Dass eine gegen den Unterlassungstitel verstoßende Veröffentlichung auf der eigenen Homepage die Bewilligung der Unterlassungsexekution rechtfertigt, wurde vom Obersten Gerichtshof bereits ausdrücklich bejaht (3 Ob 215/02t, 321/02f = MR 2003, 82 [Rechberger]; 3 Ob 261/03h).

Die klagende Partei kann auch nicht das Zitatrecht für sich in Anspruch nehmen.

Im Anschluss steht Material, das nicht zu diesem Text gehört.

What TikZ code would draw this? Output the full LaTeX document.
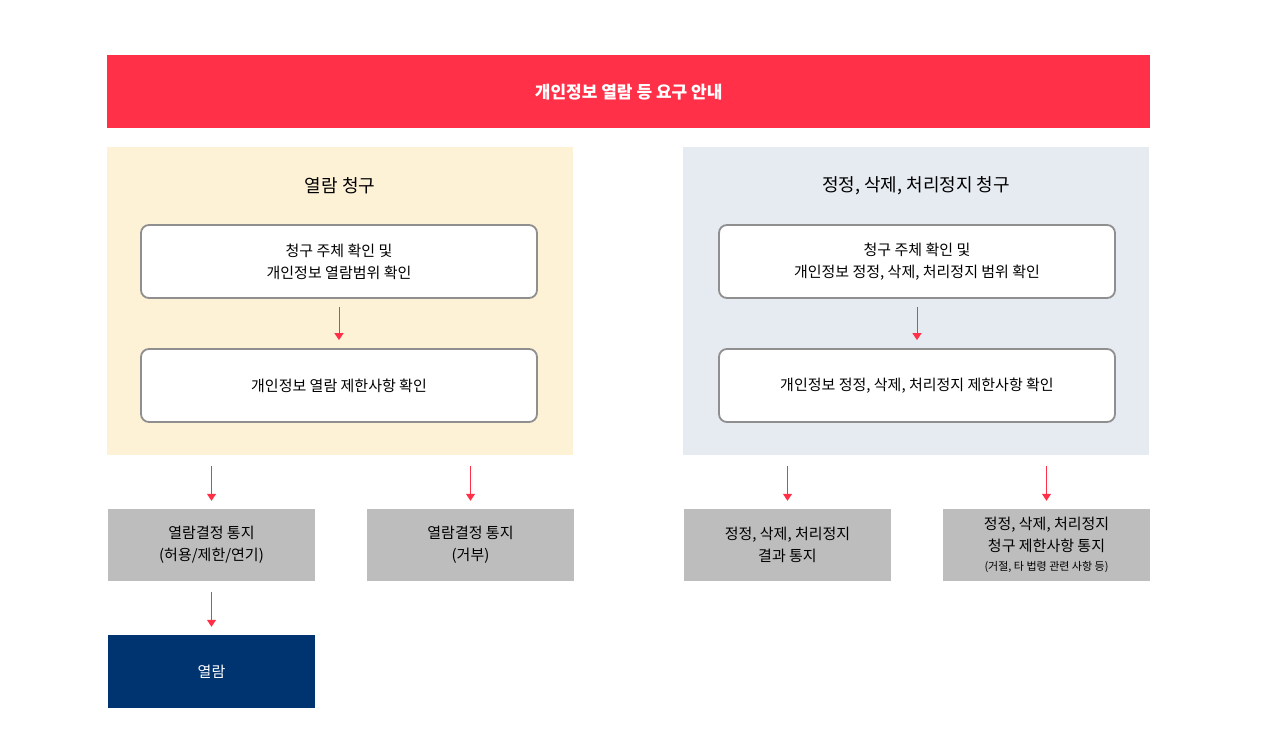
\documentclass[tikz,border=0pt]{standalone}
\usepackage{fontspec}
\setmainfont{Noto Sans CJK KR}
\usetikzlibrary{arrows.meta,positioning}
\definecolor{hdred}{HTML}{FF3048}
\definecolor{warmbg}{HTML}{FDF1D6}
\definecolor{coolbg}{HTML}{E6EAF1}
\definecolor{resgray}{HTML}{BDBDBD}
\definecolor{navy}{HTML}{003471}
\definecolor{edge}{HTML}{8F8F8F}
\begin{document}
\begin{tikzpicture}[x=1pt,y=-1pt,
    panel/.style={anchor=north west,inner sep=0pt},
    stepbox/.style={draw=edge,line width=1.8pt,fill=white,rounded corners=8pt,
        minimum width=396pt,minimum height=73pt,align=center,
        font=\fontsize{15}{22}\selectfont},
    resbox/.style={fill=resgray,minimum width=207pt,minimum height=72pt,
        align=center,inner sep=0pt,font=\fontsize{15}{22}\selectfont},
    arr/.style={hdred,line width=1pt,-{Triangle[width=9pt,length=7pt]},
        shorten <=8pt,shorten >=8pt}]
    \useasboundingbox (0,0) rectangle (1280,744);

    % Kopf
    \node[panel,fill=hdred,minimum width=1043pt,minimum height=73pt] (head) at (107,55) {};
    \node[text=white,font=\fontsize{17}{20}\selectfont\bfseries] at (head.center) {개인정보 열람 등 요구 안내};

    % Felder
    \node[panel,fill=warmbg,minimum width=466pt,minimum height=308pt] (left) at (107,147) {};
    \node[panel,fill=coolbg,minimum width=466pt,minimum height=308pt] (right) at (683,147) {};
    \node[font=\fontsize{18}{20}\selectfont] at (340,186) {열람 청구};
    \node[font=\fontsize{18}{20}\selectfont] at (916,186) {정정, 삭제, 처리정지 청구};

    % Schritte links
    \node[stepbox] (l1) at (339,261.5) {청구 주체 확인 및\\개인정보 열람범위 확인};
    \node[stepbox] (l2) at (339,385.5) {개인정보 열람 제한사항 확인};
    \draw[arr] (l1) -- (l2);

    % Schritte rechts
    \node[stepbox] (r1) at (917,261.5) {청구 주체 확인 및\\개인정보 정정, 삭제, 처리정지 범위 확인};
    \node[stepbox] (r2) at (917,385.5) {개인정보 정정, 삭제, 처리정지 제한사항 확인};
    \draw[arr] (r1) -- (r2);

    % Ergebnisse
    \node[resbox] (g1) at (211.5,545) {열람결정 통지\\(허용/제한/연기)};
    \node[resbox] (g2) at (470.5,545) {열람결정 통지\\(거부)};
    \node[resbox] (g3) at (787.5,545) {정정, 삭제, 처리정지\\결과 통지};
    \node[resbox] (g4) at (1046.5,545) {정정, 삭제, 처리정지\\청구 제한사항 통지\\[-3pt]{\fontsize{11}{14}\selectfont (거절, 타 법령 관련 사항 등)}};
    \foreach \g/\p in {g1/left,g2/left,g3/right,g4/right}
        \draw[arr,shorten <=11pt] (\p.south -| \g.north) -- (\g.north);

    % Endstufe
    \node[resbox,fill=navy,text=white,minimum height=73pt] (fin) at (211.5,671.5) {열람};
    \draw[arr,shorten <=11pt] (g1) -- (fin);
\end{tikzpicture}
\end{document}
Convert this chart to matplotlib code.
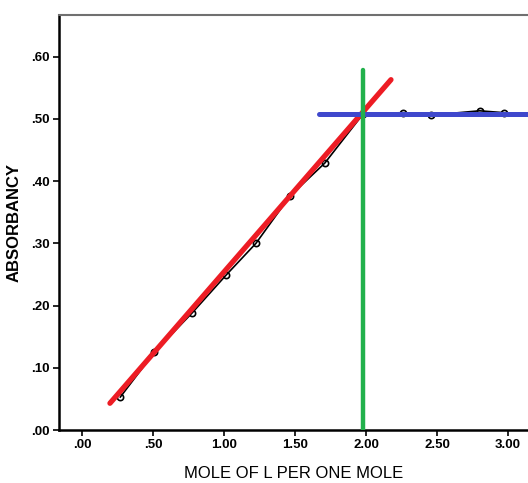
import matplotlib
matplotlib.use('Agg')
import matplotlib.pyplot as plt

# measured points (mole ratio vs absorbancy)
mole_ratio = [0.27, 0.51, 0.775, 1.015, 1.225, 1.465, 1.71, 1.98, 2.26, 2.46, 2.80, 2.97]
absorbancy = [0.053, 0.125, 0.188, 0.249, 0.300, 0.376, 0.429, 0.508, 0.510, 0.506, 0.513, 0.510]

# hand drawn guide lines
rise_x = [0.197, 2.176]
rise_y = [0.043, 0.563]
plateau_x = [1.67, 3.14]
plateau_y = [0.508, 0.508]
equiv_x = [1.98, 1.98]
equiv_y = [0.0, 0.579]

x_ticks = [0.0, 0.5, 1.0, 1.5, 2.0, 2.5, 3.0]
x_labels = ['.00', '.50', '1.00', '1.50', '2.00', '2.50', '3.00']
y_ticks = [0.0, 0.1, 0.2, 0.3, 0.4, 0.5, 0.6]
y_labels = ['.00', '.10', '.20', '.30', '.40', '.50', '.60']

plt.rcParams['font.family'] = ['Liberation Sans Narrow', 'Liberation Sans', 'DejaVu Sans']

fig = plt.figure(figsize=(5.28, 4.83), dpi=100)
ax = fig.add_axes([0.1117, 0.1097, 0.8883, 0.8593])

ax.plot(mole_ratio, absorbancy, color='black', lw=1.2, marker='o', ms=4.5,
        mfc='none', mec='black', mew=1.2, zorder=2)
ax.plot(rise_x, rise_y, color='#ed1c24', lw=3.8, solid_capstyle='round', zorder=3)
ax.plot(plateau_x, plateau_y, color='#3f48cc', lw=3.6, solid_capstyle='round', zorder=3)
ax.plot(equiv_x, equiv_y, color='#22b14c', lw=3.2, solid_capstyle='round', zorder=4)

ax.set_xlim(-0.162, 3.141)
ax.set_ylim(0, 0.667)
ax.set_xticks(x_ticks)
ax.set_xticklabels(x_labels, fontsize=9.5, fontweight='bold')
ax.set_yticks(y_ticks)
ax.set_yticklabels(y_labels, fontsize=9.5, fontweight='bold')
ax.tick_params(direction='out', length=4, width=1.2, color='black', pad=2.5)

ax.spines['left'].set_linewidth(1.8)
ax.spines['bottom'].set_linewidth(1.8)
ax.spines['top'].set_linewidth(1.5)
ax.spines['top'].set_color('#707070')
ax.spines['right'].set_visible(False)

ax.set_xlabel('MOLE OF L PER ONE MOLE', fontsize=12, family=['Liberation Sans', 'DejaVu Sans'],
              labelpad=11)
ax.set_ylabel('ABSORBANCY', fontsize=12, fontweight='bold', family=['Liberation Sans', 'DejaVu Sans'],
              labelpad=7)

fig.savefig('out.png', dpi=100)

Im Exekutionsverfahren gemäß § 355 EO ist maßgeblich, ob das Verhalten des Verpflichteten (hier der klagenden Partei) gegen den Exekutionstitel verstößt. Dies ist hier ein Teilvergleich, in dem sich die nun klagende Partei verpflichtete, es zu unterlassen, bestimmte, näher bezeichnete wörtliche und/oder sinngemäße Behauptungen aufzustellen und/oder zu verbreiten. Im Exekutionsverfahren wird nun geltend gemacht, die klagende Partei selbst habe derartige Behauptungen wieder aufgestellt; dabei handelt es sich gerade nicht um die Wiedergabe von Äußerungen anderer Personen Dritter im Sinn von Zitaten. Entgegen den Revisionsausführungen identifiziert sich die klagende Partei gerade mit den Behauptungen, zu deren Unterlassung sie sich mit gerichtlichem Vergleich verpflichtete. Sie wiederholt diese Äußerungen im Zusammenhang mit dem Bericht über ein ihr solche verbietendes Urteil und erklärt, ein solches Urteil nicht zu akzeptieren.

Weiters wird als erheblich die Rechtsfrage releviert, ob den Betreiber eines Online-Archivs ohne vorherige Abmahnung ein Verschulden trifft. Auch hier ist hervorzuheben, dass die klagende Partei keineswegs nur die Stellung eines Providers hat, sondern einen von ihr zuvor - nachdem sie die Unterlassungsverpflichtung in einem gerichtlichen Teilvergleich eingegangen war - im Printmedium veröffentlichten Artikel ihr Online-Archiv aufgenommen hat. Die Bejahung eines Verschuldens der klagenden Partei, ohne dass vor Einbringung des Exekutionsantrags gegen sie eine Abmahnung erforderlich gewesen wäre, erweckt in einem derartigen Fall keine Bedenken.

Die zuletzt relevierte Frage, wie lange gegen einen im Online-Archiv abrufbaren Artikel Exekution geführt werden könne, konkret, ob in einem solchen Fall die Verjährungsregeln obsolet wären, stellt sich schon deshalb nicht, weil dieser Einwand in der Impugnationsklage nicht geltend gemacht wurde.

Die Revision ist daher als unzulässig zurückzuweisen.

Die Kostenentscheidung gründet sich auf §§ 41, 50 ZPO. Der Revisionsgegner hat in der Revisionsbeantwortung auf die Unzulässigkeit der gegnerischen Revision hingewiesen.